_Work to do_. Your answer should consist only of the lines below from the one with "Write a Python" through the one with "first_open = 0.70995", copied exactly.

start Data supplied

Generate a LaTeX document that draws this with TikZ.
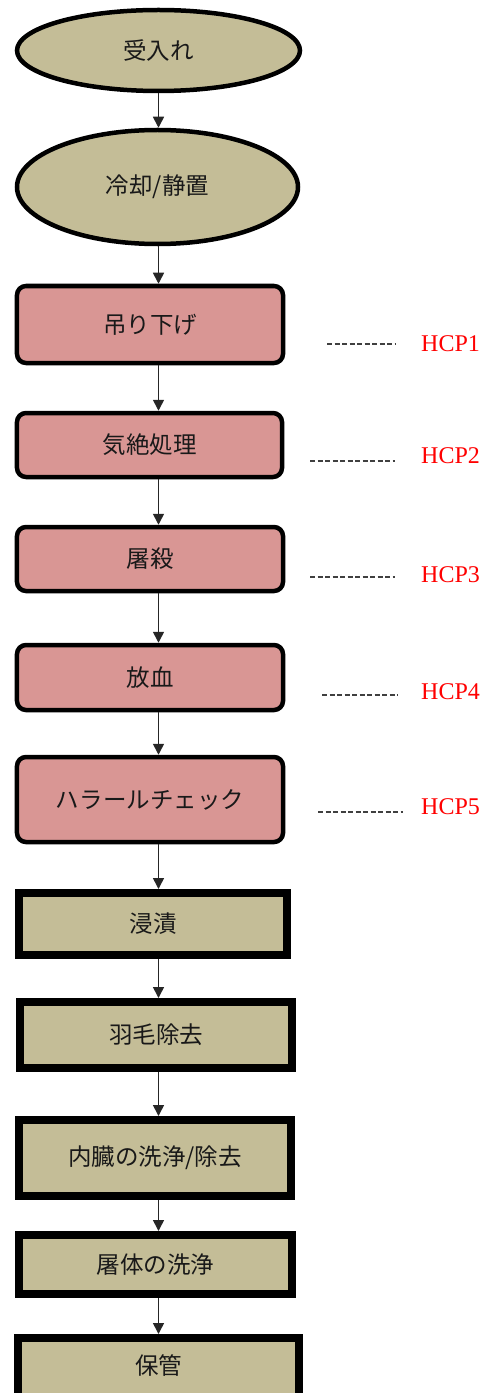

end Data supplied
start Data supplied

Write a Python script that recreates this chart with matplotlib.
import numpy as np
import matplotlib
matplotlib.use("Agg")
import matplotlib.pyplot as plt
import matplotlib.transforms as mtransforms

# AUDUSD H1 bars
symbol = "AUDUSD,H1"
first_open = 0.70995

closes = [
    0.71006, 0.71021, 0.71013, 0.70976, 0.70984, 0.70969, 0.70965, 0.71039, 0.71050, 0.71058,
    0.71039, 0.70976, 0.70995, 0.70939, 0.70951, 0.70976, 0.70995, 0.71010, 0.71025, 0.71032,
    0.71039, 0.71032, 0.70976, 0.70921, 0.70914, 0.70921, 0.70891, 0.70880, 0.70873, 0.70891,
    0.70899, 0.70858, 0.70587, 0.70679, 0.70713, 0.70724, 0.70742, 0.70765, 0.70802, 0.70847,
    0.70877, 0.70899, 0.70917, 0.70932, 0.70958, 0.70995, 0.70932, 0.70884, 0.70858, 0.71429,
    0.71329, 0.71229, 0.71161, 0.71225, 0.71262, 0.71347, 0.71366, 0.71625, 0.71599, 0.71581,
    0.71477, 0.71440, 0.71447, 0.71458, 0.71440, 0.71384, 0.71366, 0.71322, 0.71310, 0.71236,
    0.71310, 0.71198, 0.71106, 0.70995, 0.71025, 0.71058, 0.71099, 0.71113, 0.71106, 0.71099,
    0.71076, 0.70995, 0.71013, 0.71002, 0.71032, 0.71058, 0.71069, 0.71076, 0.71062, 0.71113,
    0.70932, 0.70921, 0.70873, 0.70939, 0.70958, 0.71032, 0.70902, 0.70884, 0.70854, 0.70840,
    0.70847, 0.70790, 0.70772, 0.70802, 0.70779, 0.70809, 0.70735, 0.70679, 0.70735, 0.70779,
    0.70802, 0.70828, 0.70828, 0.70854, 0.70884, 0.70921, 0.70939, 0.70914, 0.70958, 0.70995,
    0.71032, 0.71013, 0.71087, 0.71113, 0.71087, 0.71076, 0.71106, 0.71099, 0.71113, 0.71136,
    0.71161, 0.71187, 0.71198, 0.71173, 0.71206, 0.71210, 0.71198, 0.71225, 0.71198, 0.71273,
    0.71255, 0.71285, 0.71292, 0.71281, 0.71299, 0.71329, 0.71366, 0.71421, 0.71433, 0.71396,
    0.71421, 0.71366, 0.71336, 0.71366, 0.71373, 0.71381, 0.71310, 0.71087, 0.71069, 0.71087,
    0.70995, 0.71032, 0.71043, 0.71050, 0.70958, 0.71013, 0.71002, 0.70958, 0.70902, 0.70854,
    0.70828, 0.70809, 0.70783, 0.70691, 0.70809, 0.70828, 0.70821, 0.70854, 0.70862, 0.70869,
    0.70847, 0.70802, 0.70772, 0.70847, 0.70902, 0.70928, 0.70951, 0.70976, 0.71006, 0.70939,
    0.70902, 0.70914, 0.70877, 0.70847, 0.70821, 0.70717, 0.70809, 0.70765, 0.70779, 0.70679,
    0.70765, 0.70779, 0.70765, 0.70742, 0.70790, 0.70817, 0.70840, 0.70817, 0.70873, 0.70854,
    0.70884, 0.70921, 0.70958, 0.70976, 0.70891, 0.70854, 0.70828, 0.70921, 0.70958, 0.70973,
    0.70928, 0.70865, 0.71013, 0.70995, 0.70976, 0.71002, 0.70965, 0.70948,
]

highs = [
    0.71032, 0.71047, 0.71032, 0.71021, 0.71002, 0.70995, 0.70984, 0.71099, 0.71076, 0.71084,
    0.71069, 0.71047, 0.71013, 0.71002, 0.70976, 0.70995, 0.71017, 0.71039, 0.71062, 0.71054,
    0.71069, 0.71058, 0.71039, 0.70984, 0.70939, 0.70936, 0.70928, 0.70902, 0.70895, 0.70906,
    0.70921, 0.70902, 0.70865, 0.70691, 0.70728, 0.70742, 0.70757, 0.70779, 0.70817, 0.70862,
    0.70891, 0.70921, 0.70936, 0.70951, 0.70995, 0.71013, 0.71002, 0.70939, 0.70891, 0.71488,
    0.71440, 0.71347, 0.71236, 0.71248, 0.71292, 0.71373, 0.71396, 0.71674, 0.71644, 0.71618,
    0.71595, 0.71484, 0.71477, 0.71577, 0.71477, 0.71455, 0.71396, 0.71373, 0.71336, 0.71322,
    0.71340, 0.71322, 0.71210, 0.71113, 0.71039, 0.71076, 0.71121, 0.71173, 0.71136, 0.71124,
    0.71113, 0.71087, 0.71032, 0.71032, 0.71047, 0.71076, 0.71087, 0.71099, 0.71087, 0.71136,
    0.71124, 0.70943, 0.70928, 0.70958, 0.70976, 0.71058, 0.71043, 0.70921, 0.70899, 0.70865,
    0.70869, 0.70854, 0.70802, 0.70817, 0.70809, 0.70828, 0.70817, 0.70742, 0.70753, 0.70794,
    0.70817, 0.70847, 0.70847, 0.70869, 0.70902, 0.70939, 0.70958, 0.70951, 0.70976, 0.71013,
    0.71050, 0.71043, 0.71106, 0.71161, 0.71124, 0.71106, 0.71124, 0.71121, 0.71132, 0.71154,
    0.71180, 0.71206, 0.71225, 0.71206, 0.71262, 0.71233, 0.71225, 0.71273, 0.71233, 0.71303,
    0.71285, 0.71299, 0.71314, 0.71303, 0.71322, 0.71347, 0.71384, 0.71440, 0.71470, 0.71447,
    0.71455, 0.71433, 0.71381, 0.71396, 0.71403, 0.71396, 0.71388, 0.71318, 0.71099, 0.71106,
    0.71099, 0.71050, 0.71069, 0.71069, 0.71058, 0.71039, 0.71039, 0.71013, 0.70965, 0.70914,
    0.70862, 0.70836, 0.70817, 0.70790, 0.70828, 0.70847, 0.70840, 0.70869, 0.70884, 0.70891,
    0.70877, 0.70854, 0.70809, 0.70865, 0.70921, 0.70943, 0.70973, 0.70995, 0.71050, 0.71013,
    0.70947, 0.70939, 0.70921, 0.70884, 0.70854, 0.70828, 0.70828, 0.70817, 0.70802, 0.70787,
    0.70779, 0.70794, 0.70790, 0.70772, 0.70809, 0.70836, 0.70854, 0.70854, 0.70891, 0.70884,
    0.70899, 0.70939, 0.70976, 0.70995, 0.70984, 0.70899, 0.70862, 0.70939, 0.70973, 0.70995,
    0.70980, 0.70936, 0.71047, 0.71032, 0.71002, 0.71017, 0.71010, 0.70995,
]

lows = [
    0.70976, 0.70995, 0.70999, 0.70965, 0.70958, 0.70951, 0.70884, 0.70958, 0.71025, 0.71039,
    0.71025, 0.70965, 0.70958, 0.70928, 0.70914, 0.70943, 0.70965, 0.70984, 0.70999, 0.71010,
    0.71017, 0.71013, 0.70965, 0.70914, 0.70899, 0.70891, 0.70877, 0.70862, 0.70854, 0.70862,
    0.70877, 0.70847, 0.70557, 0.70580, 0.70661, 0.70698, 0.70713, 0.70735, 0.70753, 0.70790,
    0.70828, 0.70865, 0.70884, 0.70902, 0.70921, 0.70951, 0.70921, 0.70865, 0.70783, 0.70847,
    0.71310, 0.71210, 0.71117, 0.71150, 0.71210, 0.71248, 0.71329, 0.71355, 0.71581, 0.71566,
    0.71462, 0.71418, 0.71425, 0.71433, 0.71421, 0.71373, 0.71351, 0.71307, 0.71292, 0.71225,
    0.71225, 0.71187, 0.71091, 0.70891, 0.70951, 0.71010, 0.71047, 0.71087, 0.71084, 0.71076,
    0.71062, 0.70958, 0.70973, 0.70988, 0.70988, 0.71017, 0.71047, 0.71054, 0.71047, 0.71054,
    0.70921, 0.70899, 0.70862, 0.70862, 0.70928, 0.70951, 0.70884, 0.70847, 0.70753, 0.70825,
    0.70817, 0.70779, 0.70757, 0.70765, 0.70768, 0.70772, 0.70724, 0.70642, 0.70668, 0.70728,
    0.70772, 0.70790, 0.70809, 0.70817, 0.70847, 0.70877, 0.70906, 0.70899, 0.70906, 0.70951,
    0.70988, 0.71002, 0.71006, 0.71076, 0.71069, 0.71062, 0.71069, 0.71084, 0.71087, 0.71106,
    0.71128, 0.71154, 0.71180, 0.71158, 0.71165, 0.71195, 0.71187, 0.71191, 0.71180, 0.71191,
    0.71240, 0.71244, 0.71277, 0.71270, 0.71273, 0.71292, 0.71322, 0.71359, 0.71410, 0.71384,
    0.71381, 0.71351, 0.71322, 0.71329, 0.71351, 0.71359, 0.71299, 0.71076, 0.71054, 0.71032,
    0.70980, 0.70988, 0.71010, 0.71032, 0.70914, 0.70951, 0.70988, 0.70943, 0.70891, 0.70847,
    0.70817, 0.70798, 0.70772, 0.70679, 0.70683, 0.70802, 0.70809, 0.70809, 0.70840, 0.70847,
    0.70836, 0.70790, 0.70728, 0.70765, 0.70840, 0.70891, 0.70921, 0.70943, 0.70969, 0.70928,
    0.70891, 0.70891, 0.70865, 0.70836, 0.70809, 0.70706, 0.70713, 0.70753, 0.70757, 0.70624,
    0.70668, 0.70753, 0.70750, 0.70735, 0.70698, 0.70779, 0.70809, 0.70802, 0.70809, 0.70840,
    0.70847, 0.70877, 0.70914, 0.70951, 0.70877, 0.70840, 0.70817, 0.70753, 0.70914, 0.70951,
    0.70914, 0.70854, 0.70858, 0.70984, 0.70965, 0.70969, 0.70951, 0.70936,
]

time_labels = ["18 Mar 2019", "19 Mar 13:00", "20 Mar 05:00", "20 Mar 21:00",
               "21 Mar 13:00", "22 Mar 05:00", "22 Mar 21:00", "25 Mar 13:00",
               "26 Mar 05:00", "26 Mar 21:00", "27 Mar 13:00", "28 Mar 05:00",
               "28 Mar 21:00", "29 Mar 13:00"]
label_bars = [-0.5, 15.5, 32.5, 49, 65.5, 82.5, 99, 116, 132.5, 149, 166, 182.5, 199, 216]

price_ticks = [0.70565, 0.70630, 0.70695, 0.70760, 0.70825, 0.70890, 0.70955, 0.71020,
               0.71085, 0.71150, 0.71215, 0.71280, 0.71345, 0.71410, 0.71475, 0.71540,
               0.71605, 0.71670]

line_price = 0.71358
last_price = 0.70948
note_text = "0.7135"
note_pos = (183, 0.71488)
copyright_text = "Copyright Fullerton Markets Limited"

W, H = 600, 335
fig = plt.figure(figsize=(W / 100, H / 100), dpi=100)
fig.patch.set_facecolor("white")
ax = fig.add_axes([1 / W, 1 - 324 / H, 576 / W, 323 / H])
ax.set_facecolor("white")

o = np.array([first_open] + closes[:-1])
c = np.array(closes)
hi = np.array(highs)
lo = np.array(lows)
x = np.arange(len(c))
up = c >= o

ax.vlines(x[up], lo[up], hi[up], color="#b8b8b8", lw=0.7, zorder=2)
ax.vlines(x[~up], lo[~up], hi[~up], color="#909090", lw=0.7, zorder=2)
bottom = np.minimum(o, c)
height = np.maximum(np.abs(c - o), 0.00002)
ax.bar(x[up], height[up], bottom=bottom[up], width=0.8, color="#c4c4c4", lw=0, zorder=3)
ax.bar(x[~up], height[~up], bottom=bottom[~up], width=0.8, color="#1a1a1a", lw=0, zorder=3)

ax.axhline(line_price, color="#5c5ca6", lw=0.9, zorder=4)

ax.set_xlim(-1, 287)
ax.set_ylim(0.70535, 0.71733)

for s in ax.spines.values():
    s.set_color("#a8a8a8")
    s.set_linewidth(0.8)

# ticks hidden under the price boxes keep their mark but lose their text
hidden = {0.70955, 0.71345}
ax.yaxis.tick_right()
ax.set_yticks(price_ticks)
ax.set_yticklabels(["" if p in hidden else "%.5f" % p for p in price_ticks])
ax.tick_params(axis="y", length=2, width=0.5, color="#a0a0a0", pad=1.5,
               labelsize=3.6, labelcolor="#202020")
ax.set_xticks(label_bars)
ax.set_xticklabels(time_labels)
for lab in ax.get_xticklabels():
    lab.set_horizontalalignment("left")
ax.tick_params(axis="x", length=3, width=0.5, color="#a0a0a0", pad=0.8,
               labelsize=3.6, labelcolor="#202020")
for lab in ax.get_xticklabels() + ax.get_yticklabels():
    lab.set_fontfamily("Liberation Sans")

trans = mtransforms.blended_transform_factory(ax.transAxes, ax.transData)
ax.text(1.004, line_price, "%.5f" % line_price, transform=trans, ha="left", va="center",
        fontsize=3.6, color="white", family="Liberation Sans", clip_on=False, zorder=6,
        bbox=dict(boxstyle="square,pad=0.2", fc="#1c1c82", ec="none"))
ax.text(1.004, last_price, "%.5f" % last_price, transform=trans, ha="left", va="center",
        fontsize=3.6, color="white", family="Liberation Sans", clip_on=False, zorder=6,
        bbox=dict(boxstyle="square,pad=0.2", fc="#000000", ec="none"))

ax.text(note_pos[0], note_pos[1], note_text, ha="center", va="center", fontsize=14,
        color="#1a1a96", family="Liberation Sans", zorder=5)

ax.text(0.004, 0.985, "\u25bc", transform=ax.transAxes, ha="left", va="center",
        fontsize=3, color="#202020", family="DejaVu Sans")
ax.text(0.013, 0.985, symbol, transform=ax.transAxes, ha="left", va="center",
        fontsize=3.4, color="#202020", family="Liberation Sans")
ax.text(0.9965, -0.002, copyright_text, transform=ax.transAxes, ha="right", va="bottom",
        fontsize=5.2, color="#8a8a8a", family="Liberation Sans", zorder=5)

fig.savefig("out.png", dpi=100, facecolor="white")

end Data supplied

_Answer to the task_.
Write a Python script that recreates this chart with matplotlib.
import numpy as np
import matplotlib
matplotlib.use("Agg")
import matplotlib.pyplot as plt
import matplotlib.transforms as mtransforms

# AUDUSD H1 bars
symbol = "AUDUSD,H1"
first_open = 0.70995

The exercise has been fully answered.